Most used equipment available was far too big for Catamount, whose production this month will begin with only about 2,500 cases for its market area of New Hampshire and Vermont. But a yeast tank from a dismantled Stroh brewery in Detroit became a brew kettle. A high-tech Italian wine filter turned out to be ideal. Stainless-steel conditioning tanks were built to order. By September the partners were ready to begin ten weeks of practice | brewing. Mason says there were few surprises. At one point, a daily check of the yeast culture by Consulting Biologist Mike Sinclair showed that wild yeast had corrupted the strain, and Mason had to order another batch from Chicago. The taste of Catamount's gold and amber ales was distinct -- amber more full- bodied and slightly higher in alcohol content -- but their color was too similar, and Mason made adjustments to darken the amber.

An observer hears all this with interest and growing thirst.
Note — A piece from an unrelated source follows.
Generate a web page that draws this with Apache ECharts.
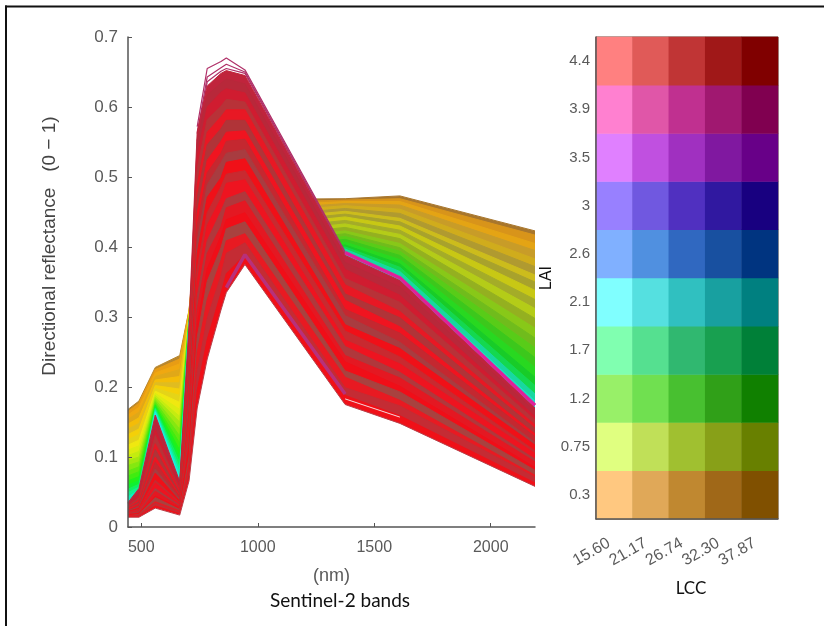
<!DOCTYPE html>
<html><head><meta charset="utf-8">
<style>html,body{margin:0;padding:0;background:#fff}#c{width:824px;height:626px}</style>
<script src="https://cdn.jsdelivr.net/npm/echarts@6/dist/echarts.min.js"></script>
</head><body><div id="c"></div>
<script>
var bands = [443,490,560,665,705,740,783,842,865,945,1375,1610,2190];
var xTicks = [500,1000,1500,2000];
var lcc = ['15.60','21.17','26.74','32.30','37.87'];
var lai = ['0.3','0.75','1.2','1.7','2.1','2.6','3','3.5','3.9','4.4'];

// Upper family of spectra, highest first
var canopyCurves = [
 [.168,.180,.228,.245,.310,.440,.465,.468,.469,.468,.469,.473,.423],
 [.165,.177,.225,.240,.309,.432,.460,.463,.464,.463,.467,.469,.417],
 [.160,.171,.220,.233,.308,.425,.455,.458,.459,.458,.465,.465,.405],
 [.154,.164,.215,.225,.307,.417,.450,.453,.454,.453,.462,.460,.395],
 [.147,.156,.210,.215,.306,.410,.445,.448,.449,.448,.459,.454,.383],
 [.140,.148,.206,.206,.305,.402,.440,.443,.444,.443,.455,.448,.372],
 [.132,.140,.202,.197,.304,.395,.435,.438,.439,.438,.451,.441,.360],
 [.125,.132,.198,.188,.303,.387,.430,.433,.434,.433,.447,.436,.350],
 [.117,.124,.194,.178,.302,.380,.425,.428,.429,.428,.443,.430,.338],
 [.110,.116,.191,.168,.301,.372,.420,.423,.424,.423,.438,.424,.325],
 [.102,.108,.188,.158,.300,.365,.415,.418,.419,.418,.433,.418,.312],
 [.095,.100,.185,.150,.299,.357,.410,.413,.414,.413,.428,.412,.298],
 [.088,.093,.182,.140,.298,.350,.405,.408,.409,.408,.423,.405,.284],
 [.080,.086,.179,.130,.297,.342,.400,.403,.404,.403,.419,.399,.270],
 [.073,.079,.176,.120,.296,.335,.395,.398,.399,.398,.415,.394,.256],
 [.066,.072,.174,.110,.295,.327,.387,.393,.394,.393,.411,.388,.242],
 [.060,.066,.172,.100,.295,.320,.380,.388,.389,.388,.407,.382,.228],
 [.054,.061,.170,.092,.294,.312,.372,.383,.384,.384,.403,.376,.214],
 [.049,.057,.168,.084,.294,.305,.365,.375,.376,.381,.400,.371,.202],
 [.043,.053,.166,.077,.293,.297,.357,.367,.368,.378,.397,.365,.190],
 [.037,.050,.164,.070,.292,.295,.350,.360,.361,.375,.393,.358,.180]
];
// Thin outer traces at the NIR peak
var peakTraces = [
 [null,null,null,null,null,.572,.655,.665,.670,.653,.393,null,null],
 [null,null,null,null,null,.562,.643,.656,.661,.650,.391,null,null],
 [null,null,null,null,null,.552,.636,.651,.655,.648,.389,null,null]
];
// Lower family of spectra, highest first
var denseCurves = [
 [.035,.055,.160,.065,.290,.565,.630,.648,.652,.645,.388,.352,.170],
 [.033,.050,.151,.062,.275,.552,.617,.634,.640,.633,.378,.343,.165],
 [.032,.046,.139,.059,.262,.531,.600,.621,.626,.620,.368,.331,.158],
 [.030,.042,.131,.054,.248,.512,.582,.601,.611,.607,.355,.321,.153],
 [.028,.039,.119,.052,.233,.489,.564,.586,.596,.596,.346,.308,.146],
 [.027,.036,.111,.048,.222,.471,.546,.569,.581,.581,.333,.299,.141],
 [.026,.033,.100,.045,.205,.449,.524,.551,.564,.566,.324,.286,.133],
 [.024,.031,.093,.043,.190,.431,.506,.534,.551,.554,.311,.277,.129],
 [.023,.029,.083,.040,.178,.409,.489,.521,.534,.539,.302,.264,.121],
 [.022,.027,.077,.037,.165,.391,.471,.499,.521,.526,.289,.255,.117],
 [.021,.025,.067,.035,.152,.369,.449,.486,.504,.509,.280,.243,.109],
 [.020,.023,.063,.033,.140,.351,.431,.469,.491,.496,.267,.233,.105],
 [.019,.022,.055,.031,.130,.329,.409,.451,.469,.479,.258,.221,.097],
 [.018,.020,.051,.029,.120,.311,.391,.429,.456,.466,.245,.213,.093],
 [.017,.019,.044,.027,.112,.289,.369,.416,.439,.449,.236,.201,.085],
 [.016,.018,.042,.025,.100,.271,.351,.399,.426,.436,.223,.193,.081],
 [.016,.017,.036,.023,.090,.249,.325,.381,.409,.419,.214,.181,.074],
 [.015,.016,.034,.021,.080,.222,.298,.359,.391,.406,.199,.173,.071],
 [.015,.015,.030,.019,.072,.195,.268,.334,.362,.389,.188,.159,.063],
 [.014,.014,.027,.017,.066,.170,.240,.310,.335,.375,.175,.148,.058]
];
// Visible edge traces
var swirEdge = [null,null,null,null,null,null,null,null,null,null,.392,.356,.174];
var nirEdge = [null,null,null,null,null,null,null,null,.342,.389,.190,null,null];
var paleEdge = [null,null,null,null,null,null,null,null,null,null,.183,.157,null];

// Colours
var canopyVisColors = ['#B8862C','#E89C14','#F0A810','#E0A818','#F4BC08','#E0BC20','#F4D008','#E4D418','#F0E810','#DCEC10','#C4EC10','#A4E810','#84E810','#60E810','#40EC10','#20F018','#10F030','#10F060','#10F090','#10F0C0','#20F0E0'];
var canopyColors = ['#A8762C','#D8941A','#E4A414','#C89C28','#D0AC1C','#B09A30','#CCBC1C','#A8A22C','#C8C814','#A4AC28','#B4CC18','#94B020','#88C818','#70BC1C','#58CC18','#3CC81C','#28D820','#18CC28','#14D850','#18D8A0','#20DCC8'];
var denseColors = ['#C0243C','#B8283A','#D01C30','#B83238','#E81824','#B03438','#F01420','#C42830','#A83C40','#F01018','#C82A30','#EE1420','#B0383C','#E41822','#F00E18','#A8423F','#E81A22','#C42C34','#F01018','#B83038'];
var cellColors = [
 ['#FFC880','#E0A858','#C08830','#A06818','#805000'],
 ['#E0FF80','#C0E058','#A0C030','#88A018','#688000'],
 ['#98F068','#70E050','#48C030','#30A018','#108000'],
 ['#80FFB0','#55E090','#30B870','#18A050','#008038'],
 ['#80FFFF','#55E0E0','#30C0C0','#18A0A0','#008080'],
 ['#80B0FF','#5090E0','#3068C0','#1850A0','#003480'],
 ['#9880FF','#7058E0','#5030C0','#3018A0','#180080'],
 ['#E080FF','#C050E0','#A030C0','#8018A0','#680088'],
 ['#FF80D0','#E056A8','#C03090','#A01870','#800050'],
 ['#FF8080','#E05A58','#C03535','#A01818','#800000']
];

function pairs(vals){ return vals.map(function(v,i){ return [bands[i],v]; }); }
var order = 1;
function curve(vals,color,width,fill){
  var s = {type:'line',xAxisIndex:0,yAxisIndex:0,data:pairs(vals),showSymbol:false,symbol:'none',
    smooth:false,silent:true,connectNulls:false,z:order++,lineStyle:{color:color,width:width}};
  if(fill){ s.areaStyle = {color:fill,opacity:1,origin:'start'}; }
  return s;
}
function sweep(a,b){
  return {type:'linear',x:0,y:0,x2:1,y2:0,colorStops:[{offset:0,color:a},{offset:0.2,color:a},{offset:0.5,color:b},{offset:1,color:b}]};
}
var series = [];
canopyCurves.forEach(function(c,i){
  var g = sweep(canopyVisColors[i],canopyColors[i]);
  series.push(curve(c,g,1,g));
});
peakTraces.forEach(function(c){ series.push(curve(c,'#B03068',1.2)); });
denseCurves.forEach(function(c,i){
  var last = i === denseCurves.length-1;
  series.push(curve(c,last?'#B8404A':denseColors[i],1,last?'#ffffff':denseColors[i]));
});
series.push(curve(swirEdge,'#E0209A',3.5));
series.push(curve(nirEdge,'#B8307A',3.5));
series.push(curve(paleEdge,'#F4D8DC',1));

var cells = [];
cellColors.forEach(function(row,y){ row.forEach(function(col,x){
  cells.push({value:[x,y,lai[y]],itemStyle:{color:col}});
});});
series.push({type:'heatmap',xAxisIndex:1,yAxisIndex:1,data:cells,silent:true,itemStyle:{borderWidth:0},progressive:0});

var sans = '"Liberation Sans",Arial,sans-serif';
var grey = '#5a5a5a';
var chart = echarts.init(document.getElementById('c'),null,{renderer:'canvas'});
chart.setOption({
  animation:false,
  backgroundColor:'#fff',
  tooltip:{show:false},
  title:{text:'Sentinel-2 bands',left:270,top:591,padding:0,textStyle:{fontFamily:'Lato',fontWeight:'normal',fontSize:19,color:'#111'}},
  graphic:[
    {type:'line',shape:{x1:5,y1:6.5,x2:824,y2:6.5},style:{stroke:'#111',lineWidth:2},silent:true},
    {type:'line',shape:{x1:6,y1:5.5,x2:6,y2:626},style:{stroke:'#111',lineWidth:2},silent:true},
    {type:'text',x:50,y:246,rotation:Math.PI/2,silent:true,
     style:{text:'Directional reflectance   (0 \u2212 1)',fontFamily:sans,fontSize:19,fill:'#444',align:'center',verticalAlign:'middle'}}
  ],
  grid:[
    {left:128,right:289,top:37,bottom:99},
    {left:596,right:46,top:37,bottom:107,show:true,borderColor:'#5a4a3a',borderWidth:1,backgroundColor:'transparent'}
  ],
  xAxis:[
    {type:'value',gridIndex:0,min:443,max:2190,z:200,
     name:'(nm)',nameLocation:'middle',nameGap:40,nameTextStyle:{fontFamily:sans,fontSize:18,color:grey},
     axisLine:{onZero:false,lineStyle:{color:'#555',width:1.5}},
     axisTick:{inside:true,length:4,customValues:xTicks,lineStyle:{color:'#555'}},
     axisLabel:{customValues:xTicks,fontFamily:sans,fontSize:16,color:grey,margin:13,formatter:function(v){return String(v);}},
     splitLine:{show:false}},
    {type:'category',gridIndex:1,data:lcc,z:200,
     name:'LCC',nameLocation:'middle',nameGap:61,nameTextStyle:{fontFamily:'Lato',fontSize:17,color:'#111',padding:[0,0,0,8]},
     axisLine:{lineStyle:{color:'#555',width:1.5}},
     axisTick:{inside:true,length:3,alignWithLabel:true,lineStyle:{color:'#444'}},
     axisLabel:{rotate:30,fontFamily:sans,fontSize:16,color:grey,margin:20,interval:0,padding:[0,6,0,0]},
     splitLine:{show:false},splitArea:{show:false}}
  ],
  yAxis:[
    {type:'value',gridIndex:0,min:0,max:0.7,interval:0.1,z:200,
     axisLine:{show:true,onZero:false,lineStyle:{color:'#555',width:1.5}},
     axisTick:{show:true,inside:true,length:4,lineStyle:{color:'#555'}},
     axisLabel:{fontFamily:sans,fontSize:17,color:grey,margin:10,formatter:function(v){return v===0?'0':String(+v.toFixed(1));}},
     splitLine:{show:false}},
    {type:'category',gridIndex:1,data:lai,z:200,
     name:'LAI',nameLocation:'middle',nameGap:35,nameRotate:90,
     nameTextStyle:{fontFamily:sans,fontSize:16,color:'#111',padding:[0,0,6,0]},
     axisLine:{lineStyle:{color:'#555',width:1.5}},
     axisTick:{inside:true,length:3,alignWithLabel:true,lineStyle:{color:'#444'}},
     axisLabel:{fontFamily:sans,fontSize:15,color:grey,margin:6,interval:0,padding:[6,0,0,0]},
     splitLine:{show:false},splitArea:{show:false}}
  ],
  series:series
});
</script></body></html>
Davis is about to pour glasses of Catamount to illustrate a point he is making when a local dairy farmer arrives to pay for a batch of used barley mash, which he feeds to his cattle. Conversation develops, and the beer remains unpoured. Are there not cows to be milked? Perhaps there is some manure to be shoveled? At last the observer gets his glass of Amber. It is red in cast, bread fresh, with the body of a weight lifter: serious beer. A glass of Gold is similarly muscular, though not so massive. Lighter, notes the visitor, "though of course" -- he spells out the word that self-respecting beer drinkers prefer not to pronounce -- "not L-i-t-e."

Davis remains composed, but his emotion is evident. "We do not deal in Lite," he says with pride.